100 Bullets is a sequence of 100 stories by Brian Azzarello (who I had never heard of before), drawn by Ed Lisso. The basis of the story is rather trite: it tells of a conglomerate of 13 rich and powerful families (the Trust) which controls all that is relevant in North America and Europe. The Trust, in their mistrust of each other, form a group of 7 mercenaries called the Minutemen whose duty is to make sure no one family get’s too unruly. The Police of the trust, if you will. As one would imagine, things do go wrong, the minutemen are given a raw deal, and the story is mainly about revenge and retribution.

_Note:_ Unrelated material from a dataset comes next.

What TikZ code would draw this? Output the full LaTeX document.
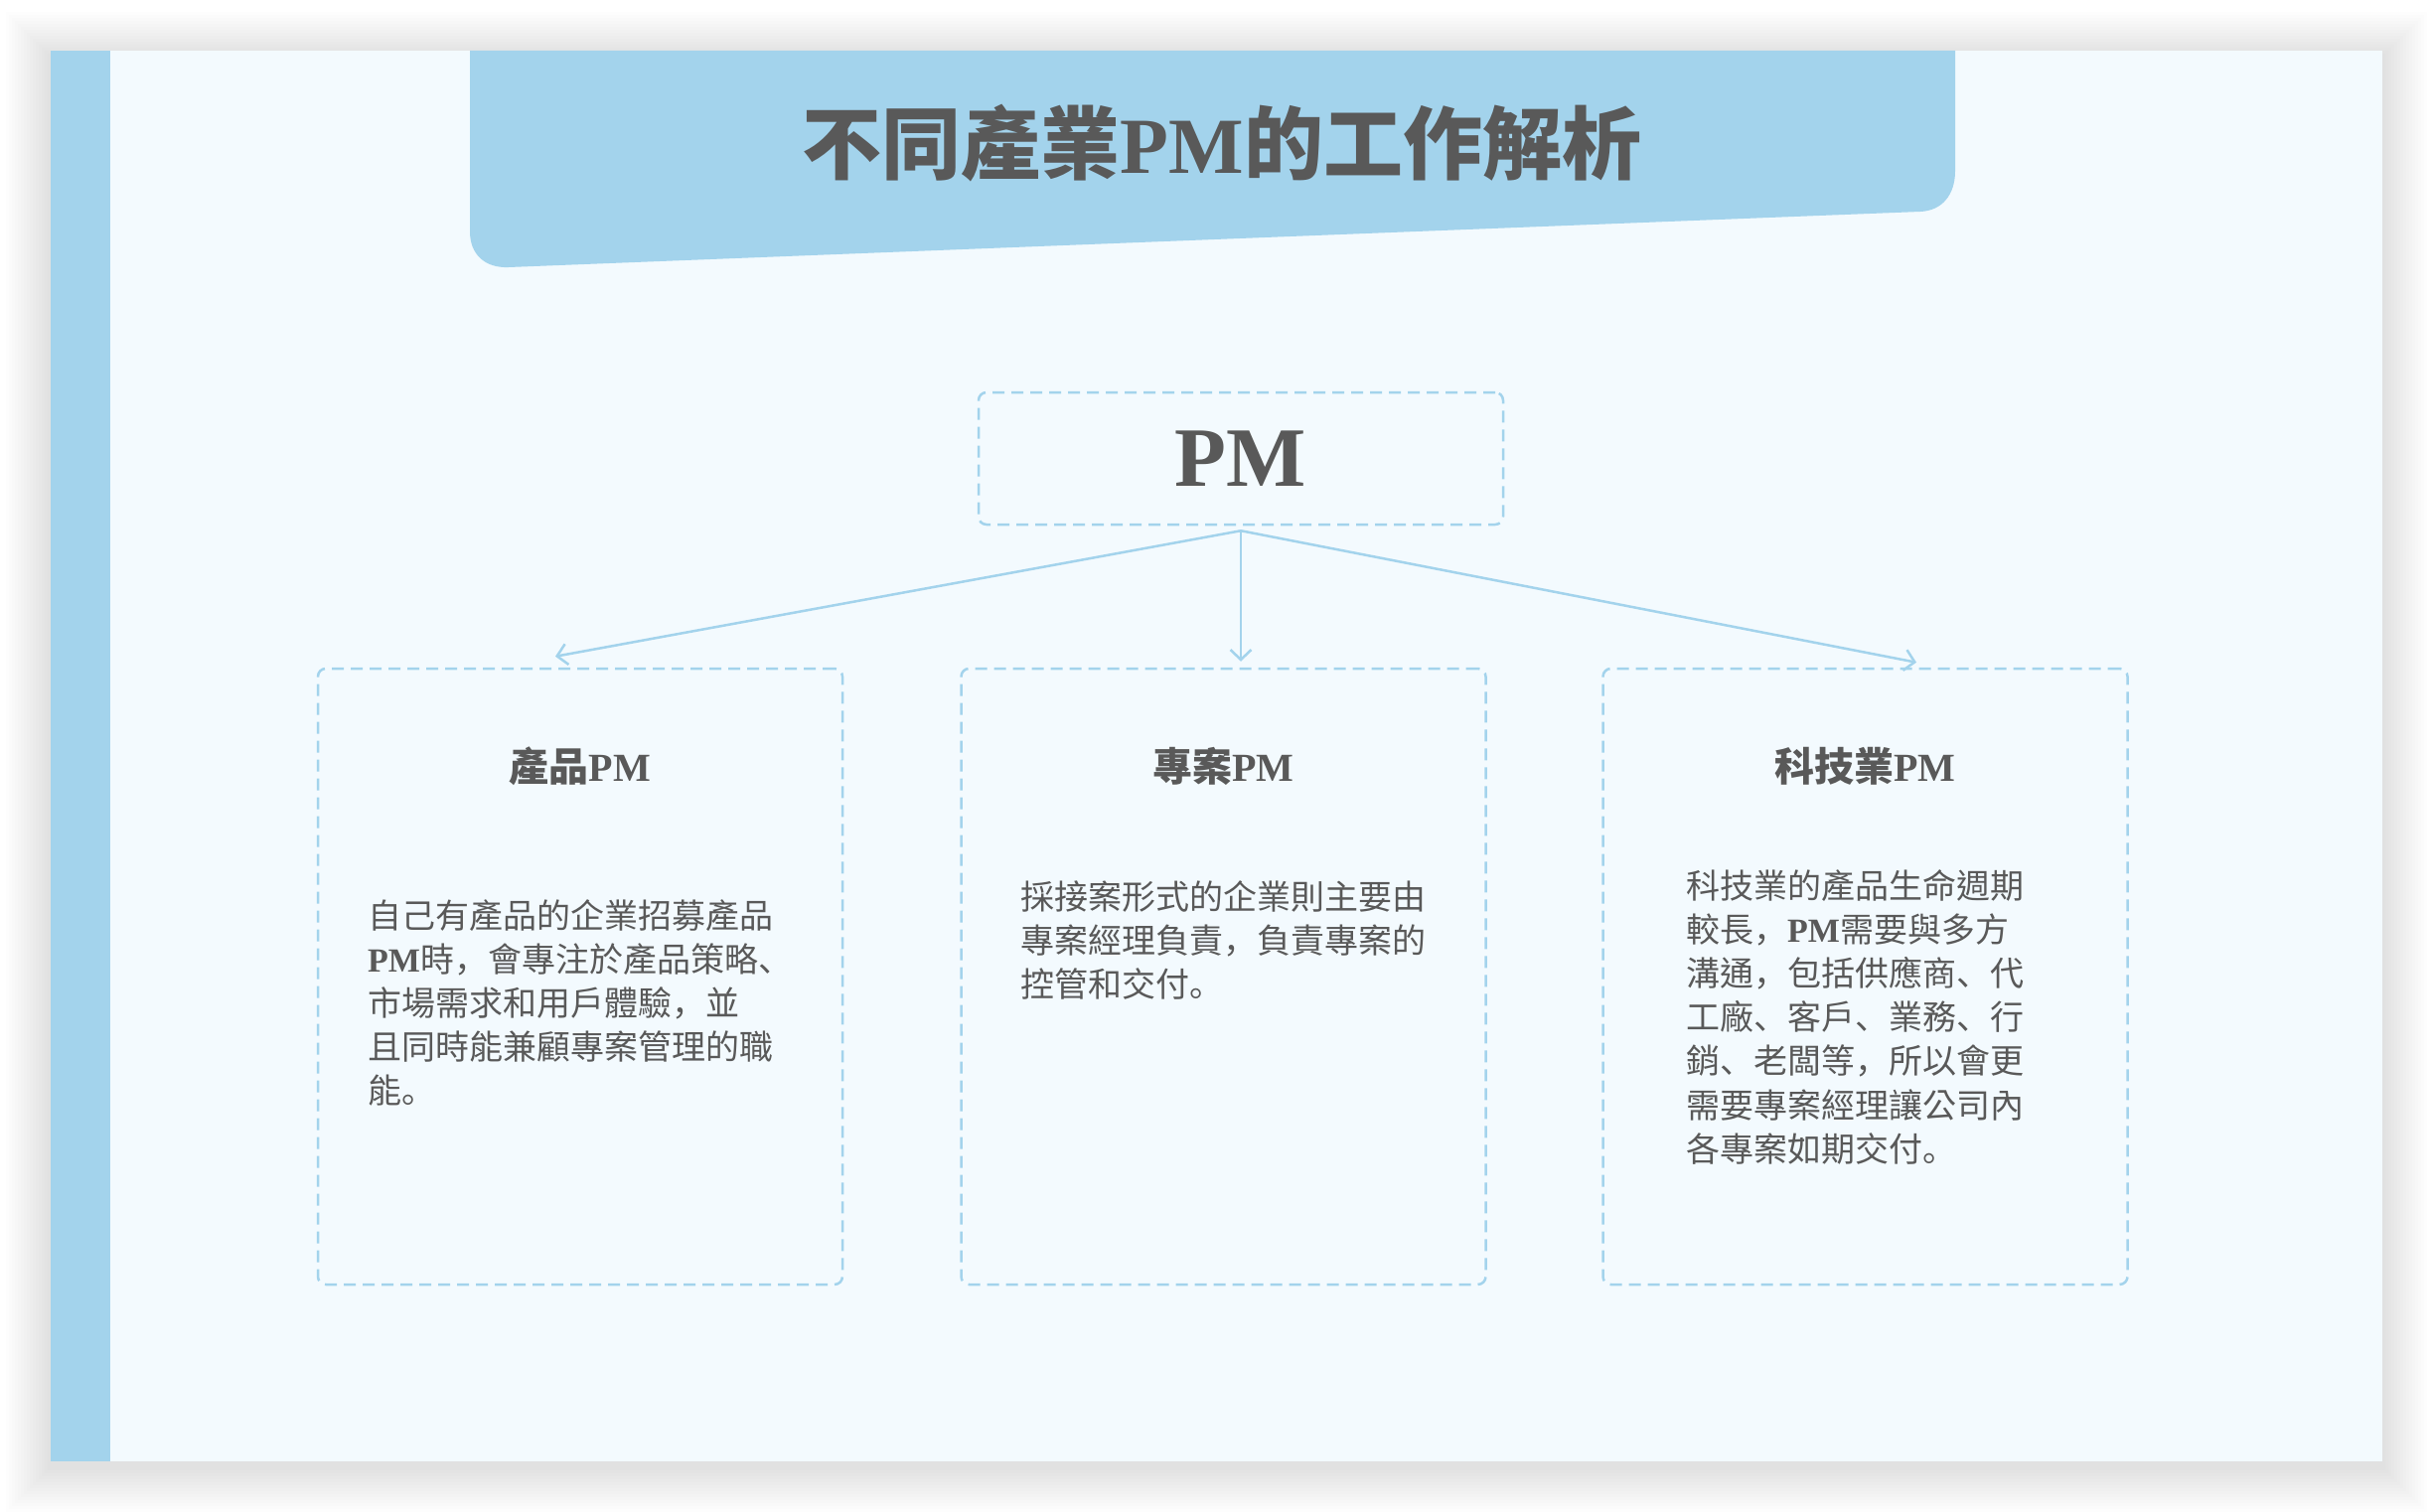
\documentclass[tikz,border=0pt]{standalone}
\usepackage{fontspec}
\setmainfont{Liberation Serif}
\newfontfamily\cjk{Noto Sans CJK TC}
\newfontfamily\cjkpunct{Noto Sans CJK JP}
\usepackage{xcolor}
\usetikzlibrary{positioning,arrows.meta}

\definecolor{slidebg}{HTML}{F3FAFE}
\definecolor{skyband}{HTML}{A3D3EC}
\definecolor{inkgray}{HTML}{595959}
\newcommand{\lat}[1]{{\rmfamily\bfseries #1}}
\newcommand{\pu}[1]{{\cjkpunct #1}}

\begin{document}
\begin{tikzpicture}[x=1pt, y=-1pt, font=\cjk, text=inkgray,
  dashbox/.style={draw=skyband, line width=2.5pt, dash pattern=on 12pt off 7pt,
    rounded corners=8pt, inner sep=0pt},
  boxtitle/.style={font=\cjk\bfseries\fontsize{40}{48}\selectfont},
  boxbody/.style={font=\cjk\fontsize{34}{44.2}\selectfont, align=left,
    anchor=north west, inner sep=0pt},
  link/.style={draw=skyband, line width=2.5pt,
    -{Straight Barb[length=10pt,width=21pt]}}]

  \useasboundingbox (0,0) rectangle (2449,1522);
  \fill[white] (0,0) rectangle (2449,1522);

  % slide with soft shadow
  \foreach \i in {1,...,15} {
    \fill[black, opacity=0.008] (51-3*\i,57-3*\i) rectangle (2398+3*\i,1477+3*\i);
  }
  \fill[slidebg] (51,51) rectangle (2398,1471);
  \fill[skyband] (51,51) rectangle (111,1471);

  % title banner
  \fill[skyband] (473,51) -- (1968,51) -- (1968,172)
    .. controls (1968,196) and (1955,212) .. (1933,213) -- (512,269)
    .. controls (488,270) and (473,256) .. (473,233) -- cycle;
  \node[font=\cjk\bfseries\fontsize{80}{86}\selectfont] (title) at (1230,144)
    {不同產業\lat{PM}的工作解析};

  % root
  \node[dashbox, minimum width=528pt, minimum height=133pt,
    font=\rmfamily\bfseries\fontsize{85}{90}\selectfont] (pm) at (1249,461.5) {PM};

  % three kinds
  \node[dashbox, minimum width=528pt, minimum height=620pt] (prod) at (584,983) {};
  \node[dashbox, minimum width=528pt, minimum height=620pt] (proj) at (1231.5,983) {};
  \node[dashbox, minimum width=528pt, minimum height=620pt] (tech) at (1877.5,983) {};

  \node[boxtitle] (prodhead) at (584,771) {產品\lat{PM}};
  \node[boxtitle] (projhead) at (1231.5,771) {專案\lat{PM}};
  \node[boxtitle] (techhead) at (1877.5,771) {科技業\lat{PM}};

  \node[boxbody] (prodtext) at (370,905) {自己有產品的企業招募產品\\
    \lat{PM}時\pu{，}會專注於產品策略\pu{、}\\
    市場需求和用戶體驗\pu{，}並\\
    且同時能兼顧專案管理的職\\
    能\pu{。}};
  \node[boxbody] (projtext) at (1027,886) {採接案形式的企業則主要由\\
    專案經理負責\pu{，}負責專案的\\
    控管和交付\pu{。}};
  \node[boxbody] (techtext) at (1697,875) {科技業的產品生命週期\\
    較長\pu{，}\lat{PM}需要與多方\\
    溝通\pu{，}包括供應商\pu{、}代\\
    工廠\pu{、}客戶\pu{、}業務\pu{、}行\\
    銷\pu{、}老闆等\pu{，}所以會更\\
    需要專案經理讓公司內\\
    各專案如期交付\pu{。}};

  \draw[link] ([yshift=-5pt]pm.south) -- ([xshift=-25pt,yshift=11pt]prod.north);
  \draw[link] ([yshift=-5pt]pm.south) -- ([xshift=17.5pt,yshift=6pt]proj.north);
  \draw[link] ([yshift=-5pt]pm.south) -- ([xshift=51.5pt,yshift=5pt]tech.north);
\end{tikzpicture}
\end{document}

No, I wouldn’t give it marks for innovation of plot. On the other hand, how Azzarello weaves the story through 100 editions is remarkable. The first issue gives us Dizzy Cordova, a young,  African-American woman who has just been released from jail, and who is still mourning the death of her partner and son which occurred while she was incarcerated. On the bus back home, she meets Mr. Graves who gives her an attache seemingly containing irrefutable proof of the murder of her loved ones, the identity of the murderers, and a gun with 100 untraceable bullets.

That’s the tone set up in the first few pages, and the duo of Azzarello-Lisso do a pretty remarkbale job for the next 2400 odd pages. The comics were published by Vertigo, the “mature” publication section of DC, over a period of 10 years, ending in 2009. Let’s just say I am lucky not to have to waited for each edition every month; I would’ve gnawed at some wood. The settings are as varied from Chicago, Mexico, Philly, NYC and also Rome. One can also hear some of the slang used by African-Americans; watching The Wire did help me quite a bit, I am happy to say. All in all, I thoroughly enjoyed reading the series, and will like to get my hand on some more Azzarello some day.